Before the storm, my boss Jay put $40 in my hand and sent me to take out our intern (Gregg) to lunch for his last day at the office. He was moving on to bigger and better things in Dallas, Texas. Gregg and I grinned at each other, excited that we had more to spend at lunch than a $5 dollar meal at McDonald’s and ran out of the office clutching our cash before our boss could change his mind. I clearly recall having a leisurely lunch and one of the best hamburgers I’ve ever eaten at Ye Olde College Inn. Last night I decided it had been too long since my last visit. This is my 12th week and my 12th cheat and I am down 38 pounds.
John and I argued about where our cheat would be this week, he wanted hibachi and I wanted something fried, but I came out victorious and selected to re-visit Ye Olde College Inn on Carrollton Ave. It has been almost 6 years since I last visited this restaurant and I was ready to experience it again, although I was in for a whole new experience.
Ye Olde College Inn had actually moved into an adjacent building that they remodeled a few years ago and, when John and I walked in, I found the décor to be much more appealing, modern and hip. There were murals on the walls of Canal Street scenes, wooden cutouts of New Orleans-style streetlamps reaching above walls that ended abruptly before an open ceiling that exposed the metal beams and air conditioning units. An assortment of chandeliers hung above the white linen covered tables and a quaint, stand up piano in one corner. It seems they are trying to attract a younger clientele, though without apparent need, their regulars are very faithful and I was beginning to see why.
John and I were seated immediately and our pleasantly attentive server appeared shortly to take our order. The simple menu offered a variety of classic New Orleans favorites like etouffee and gumbo, but we were in the mood for some po-boys. We ordered an appetizer of Slow-Cooked Duck with grilled orange and pecans in a honey BBQ sauce and a tasty looking stack of homemade onion rings. For my entrée, I ordered a famous Foot-Long Oyster Po-Boy with Havarti Cheese and Bacon and John got the Foot-Long Fried Green Tomato Po-Boy with boiled shrimp and their signature Remoulade.
The appetizers came out quickly and soon we were digging into the rich, moist duck with a sauce so decadent, it almost felt like dessert!
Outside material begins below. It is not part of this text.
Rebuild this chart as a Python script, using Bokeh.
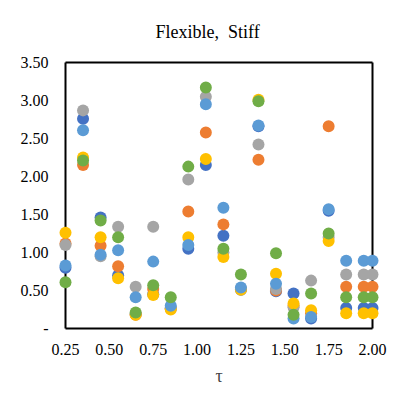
from bokeh.plotting import figure
from bokeh.models import Range1d, FixedTicker, PrintfTickFormatter
from bokeh.embed import file_html
from bokeh.resources import INLINE

tau = [0.25, 0.35, 0.45, 0.55, 0.65, 0.75, 0.85, 0.95, 1.05, 1.15,
       1.25, 1.35, 1.45, 1.55, 1.65, 1.75, 1.85, 1.95, 2.00]

s_blue = [0.80, 2.76, 1.46, 0.70, 0.19, 0.45, 0.27, 1.05, 2.15, 1.22,
          0.51, 2.66, 0.49, 0.46, 0.13, 1.55, 0.27, 0.27, 0.27]
s_orange = [1.12, 2.15, 1.09, 0.82, 0.18, 0.52, 0.26, 1.54, 2.58, 1.37,
            0.52, 2.22, 0.50, 0.30, 0.20, 2.66, 0.55, 0.55, 0.55]
s_gray = [1.10, 2.87, 0.95, 1.34, 0.55, 1.34, 0.26, 1.96, 3.05, 1.00,
          0.52, 2.42, 0.52, 0.28, 0.63, 1.20, 0.71, 0.71, 0.71]
s_yellow = [1.26, 2.25, 1.20, 0.66, 0.18, 0.44, 0.25, 1.20, 2.23, 0.94,
            0.51, 3.01, 0.72, 0.33, 0.24, 1.15, 0.20, 0.20, 0.20]
s_lightblue = [0.83, 2.61, 0.97, 1.03, 0.41, 0.88, 0.30, 1.10, 2.95, 1.59,
               0.54, 2.67, 0.59, 0.13, 0.15, 1.57, 0.89, 0.89, 0.89]
s_green = [0.61, 2.21, 1.42, 1.20, 0.21, 0.57, 0.41, 2.13, 3.17, 1.05,
           0.71, 2.99, 0.99, 0.18, 0.46, 1.25, 0.41, 0.41, 0.41]

series = [s_blue, s_orange, s_gray, s_yellow, s_lightblue, s_green]
colors = ["#4472C4", "#ED7D31", "#A5A5A5", "#FFC000", "#5B9BD5", "#70AD47"]

x_ticks = [0.25, 0.5, 0.75, 1.0, 1.25, 1.5, 1.75, 2.0]
y_ticks = [0, 0.5, 1.0, 1.5, 2.0, 2.5, 3.0, 3.5]

TITLE = "Flexible,\u00a0 Stiff"
FONT = "Liberation Serif"

# small padding so markers on the plot-area border are not clipped
x0, x1 = x_ticks[0], x_ticks[-1]
y0, y1 = y_ticks[0], y_ticks[-1]
px_per_x = 307 / (x1 - x0)
px_per_y = 266 / (y1 - y0)
padx = 8 / px_per_x
pady = 2 / px_per_y

p = figure(width=397, height=397, output_backend="svg", toolbar_location=None,
           x_range=Range1d(x0 - padx, x1 + padx),
           y_range=Range1d(y0 - pady, y1 + pady),
           min_border_left=57, min_border_right=17, min_border_top=60,
           min_border_bottom=67)

p.title.text = TITLE
p.title.text_font = FONT
p.title.text_font_size = "18px"
p.title.text_font_style = "normal"
p.title.align = "left"
p.title.offset = 98
p.title.standoff = 38
p.title.text_color = "#000000"

# plot-area border
p.segment(x0=[x0, x0, x0, x1], y0=[y0, y1, y0, y0],
          x1=[x1, x1, x0, x1], y1=[y0, y1, y1, y1],
          line_color="black", line_width=2)

for vals, c in zip(series, colors):
    p.scatter(tau, vals, size=12, fill_color=c, line_color=None)

p.xgrid.visible = False
p.ygrid.visible = False
p.outline_line_color = None

for ax in (p.xaxis[0], p.yaxis[0]):
    ax.axis_line_color = None
    ax.major_tick_line_color = None
    ax.minor_tick_line_color = None
    ax.major_tick_out = 0
    ax.major_tick_in = 0
    ax.major_label_text_font = FONT
    ax.major_label_text_font_size = "16px"
    ax.major_label_text_color = "#000000"

p.xaxis.ticker = FixedTicker(ticks=x_ticks)
p.xaxis.formatter = PrintfTickFormatter(format="%.2f")
p.xaxis.major_label_standoff = 13
p.xaxis.axis_label = "τ"
p.xaxis.axis_label_text_font = FONT
p.xaxis.axis_label_text_font_size = "18px"
p.xaxis.axis_label_text_font_style = "normal"
p.xaxis.axis_label_standoff = 8

p.yaxis.ticker = FixedTicker(ticks=y_ticks)
p.yaxis.formatter = PrintfTickFormatter(format="%.2f")
p.yaxis.major_label_overrides = {0: "-"}
p.yaxis.major_label_standoff = 9

open("out.html", "w").write(file_html(p, INLINE))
Although the onion rings were delicious by themselves, we couldn’t help but try to soak up the leftover Honey BBQ sauce from the duck and we found ourselves guiltily dipping the rings when we thought no one was looking.
Shortly after devouring the apps and licking the sauce from our fingers, our po-boys came out. Filling the large dinner plates, we knew we wouldn’t be able to finish our two huge, foot-long po-boys served on crusty, fresh French bread and resigned ourselves to bringing home the leftovers. The oysters were fried perfectly in a cornmeal-type batter and were plump, juicy and divine. The bacon and Havarti cheese complimented the decadent oysters easily and it was truly a po-boy to remember. John’s Fried Green Tomato Po-Boy was fantastic and their Remoulade was easily the best I have tasted so far.
Our server brought to-go boxes and accurately divined that we were ready for some dessert. One dish jumped out at me from the menu and I immediately chose it from the rest (including a Fried Bread Pudding Po-Boy…WOW!), the Chocolate Pecan Caramel Cluster Cake.
In no time at all, our server brought out two cups of coffee and our dessert that we inhaled much more quickly then expected. The cake was the consistency of a thick brownie with large pecans draped in caramel on top. It was absolutely wonderful!
We breathed a full, satiated sigh, grabbed our to-go box and waddled out of the restaurant. This classic, New Orleans, family restaurant turned out to be even better than I remembered and exceeded my expectations. I can easily see becoming a weekly regular like the generations of families since 1933 who already make this restaurant their favorite stop.